Tour highlights miscarriages of justice


On November 26, Paddy "Joe" Hill and Gerry Conlon told a transfixed audience their experience of unjust imprisonment. The event, at the Perth Irish Club, was part of a tour profiling the British Miscarriages of Justice Organisation (MOJO).

The tour of three British MOJO activists was initiated by Maritime Union of Australia (MUA) state secretary Chris Cain.

MOJO was established by Hill and John McManus, and is dedicated to helping jailed innocent people, both in prison and after their release.

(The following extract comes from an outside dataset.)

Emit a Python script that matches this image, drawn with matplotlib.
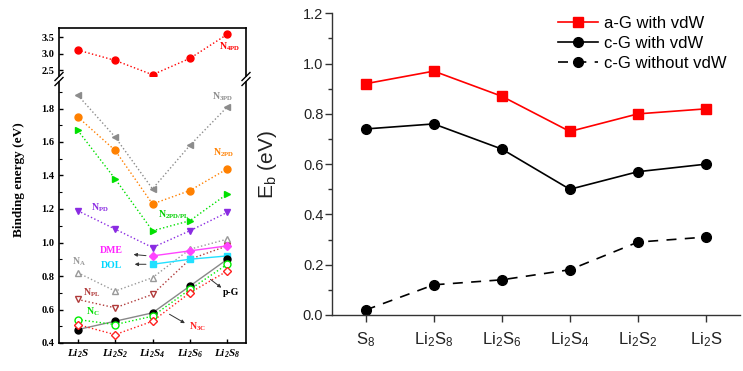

Conlon and Hill, who are both Irish, were unjustly convicted in Britain of separate terrorism charges in the 1970s, and were freed from prison only after long-running campaigns. They became known as part of the "Birmingham Six" (in Hill's case) and the "Guildford Four" (in Conlon's case).

After being released, none of the victims of unjust imprisonment were given counselling or any aid to reintegrate into the community.

McManus described the ongoing post-traumatic stress disorders faced by people who have been unjustly convicted.

MOJO aims to set up specialised counselling for innocent people after they are released from prison, and to campaign for their rights.

McManus said: "It is bad enough to be imprisoned when you're innocent, but just to be dumped back into society is cruel. You would not do that with a caged animal."

Among its achievements, MOJO helped change the British welfare system in 2001 that allowed people found to have been unjustly jailed to claim welfare. They had been previously excluded from welfare because they had not paid taxes while imprisoned.

MOJO aims to establish a retreat to help rehabilitate victims and prepare them for their return to society. Without such help, many of them are now falling victim to substance addiction and homelessness.

McManus has established ongoing links with the trade union movement and hopes the retreat will also be used to treat those who have face trauma in the workplace.

The goal of raising £500,000 to build the retreat got a boost from a $6000 donation from the MUA, as well as $2000 from the Construction Forestry Mining Energy Union (WA) and entry money and donations on the night, which also totalled $2000.